Behind the scenes, we built a lightweight, secure MCP layer, allowing one department to create something that works, and others can easily replicate it without needing a new system or committee.

The Results: Momentum That Sustains Itself

  • 14% of staff have completed hands-on chatbot training.

  • 6% of faculty have completed LearnWise AI training.

  • By semester's end, participation is projected to rise another 8-11%, with faculty adoption expanding steadily.

Once one person in a department achieves a small win, others follow quickly. AI doesn't spread through memos; it spreads through proof.

What's Next

The next phase targets faculty workflows and course planning. We're moving from attendance tracking to usage tracking, measuring who's still applying AI tools two months later.

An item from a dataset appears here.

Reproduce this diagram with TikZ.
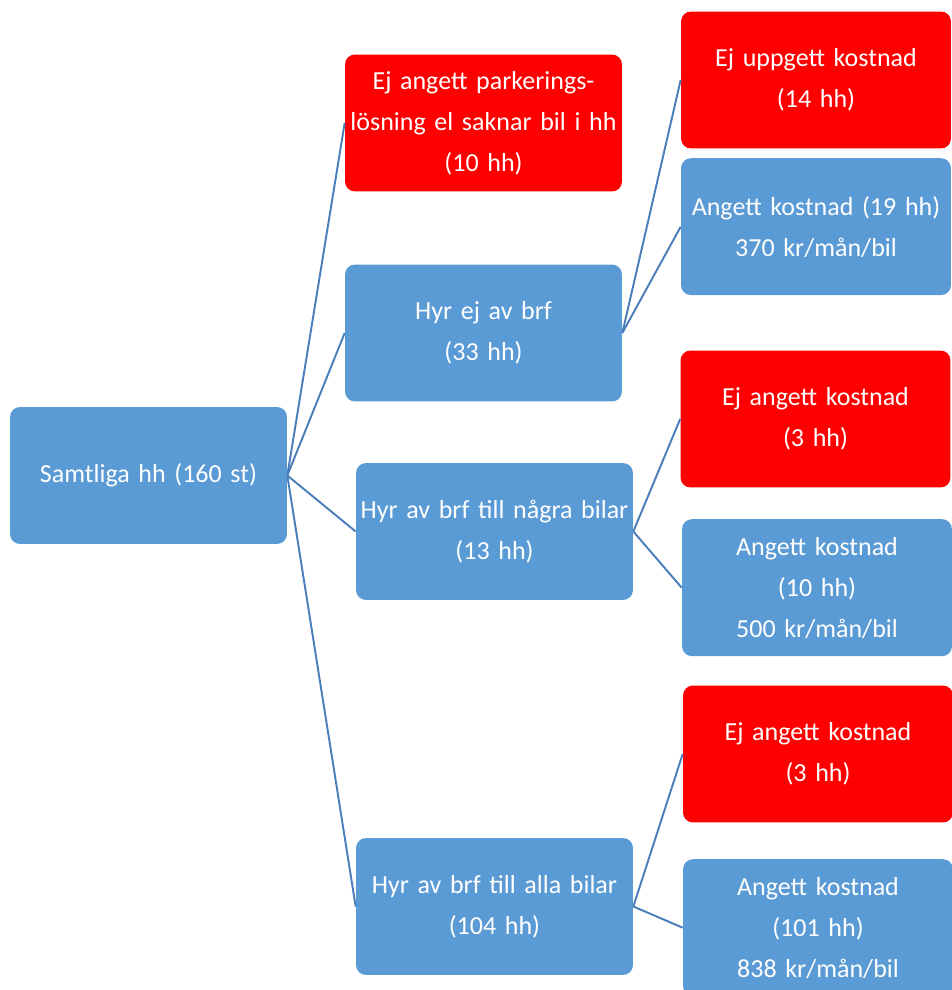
\documentclass[tikz,border=0pt]{standalone}
\usepackage{xcolor}
\usepackage{fontspec}
\setmainfont{Carlito}
\usepackage{tikz}
\usetikzlibrary{positioning}
\definecolor{hhblue}{HTML}{5B9BD5}
\definecolor{hhred}{HTML}{FF0000}
\definecolor{hhline}{HTML}{4A7EBB}

\begin{document}
\begin{tikzpicture}[
    x=0.02cm, y=-0.02cm,
    box/.style={rectangle, rounded corners=0.2cm, fill=hhblue, text=white, inner sep=0pt, minimum height=2.74cm, align=center, font=\fontsize{14.8pt}{23.3pt}\selectfont},
    midbox/.style={box, minimum width=5.54cm, text width=5.45cm},
    leafbox/.style={box, minimum width=5.4cm, text width=5.35cm},
    redbox/.style={fill=hhred},
    link/.style={hhline, line width=1.1pt}
]
\useasboundingbox (0,0) rectangle (951,990);
\node[midbox] (root) at (148.5,475.5) {Samtliga hh (160 st)};
\node[midbox, redbox] (noinfo) at (483.5,123) {Ej angett parkerings-\\lösning el saknar bil i hh\\(10 hh)};
\node[midbox] (norent) at (483.5,333) {Hyr ej av brf\\(33 hh)};
\node[midbox] (somecars) at (494.5,531.5) {Hyr av brf till några bilar\\(13 hh)};
\node[midbox] (allcars) at (494.5,906.5) {Hyr av brf till alla bilar\\(104 hh)};
\node[leafbox, redbox] (norentx) at (816,80) {Ej uppgett kostnad\\(14 hh)};
\node[leafbox, below=0.18cm of norentx] (norentc) {Angett kostnad (19 hh)\\370 kr/mån/bil};
\node[leafbox, redbox] (somex) at (815.5,419) {Ej angett kostnad\\(3 hh)};
\node[leafbox, below=0.62cm of somex, xshift=0.03cm] (somec) {Angett kostnad\\(10 hh)\\500 kr/mån/bil};
\node[leafbox, redbox] (allx) at (818,754) {Ej angett kostnad\\(3 hh)};
\node[leafbox, below=0.72cm of allx] (allc) {Angett kostnad\\(101 hh)\\838 kr/mån/bil};
\draw[link] (root.east)--(noinfo.west); \draw[link] (root.east)--(norent.west);
\draw[link] (root.east)--(somecars.west); \draw[link] (root.east)--(allcars.west);
\draw[link] (norent.east)--(norentx.west); \draw[link] (norent.east)--(norentc.west);
\draw[link] (somecars.east)--(somex.west); \draw[link] (somecars.east)--(somec.west);
\draw[link] (allcars.east)--(allx.west); \draw[link] (allcars.east)--(allc.west);
\end{tikzpicture}
\end{document}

By December, our goal is clear:

  • Half of the workforce through foundational AI training.

  • Four or more departments actively using Copilot in weekly operations.

Lessons Learned for Other Institutions

If you're leading AI adoption in higher education, here's what's worked for us:

  1. Start with volunteers, not mandates. Momentum grows faster when curiosity leads.

  2. Measure stories, not just statistics. Reuse and ripple effects matter more than raw training counts.

  3. Build infrastructure early. Even small wins need a path to travel, or they'll die in isolation.

Bottom-up AI isn't a loss of control; it's shared ownership. When people see the relevance, adoption follows naturally.

Closing Reflection

At Shaw, AI is moving from an initiative to an instinct. The most promising shift isn't technological:it's cultural.

We'll share our 180-day outcomes in January, focusing on who not only trained, but transformed how they work.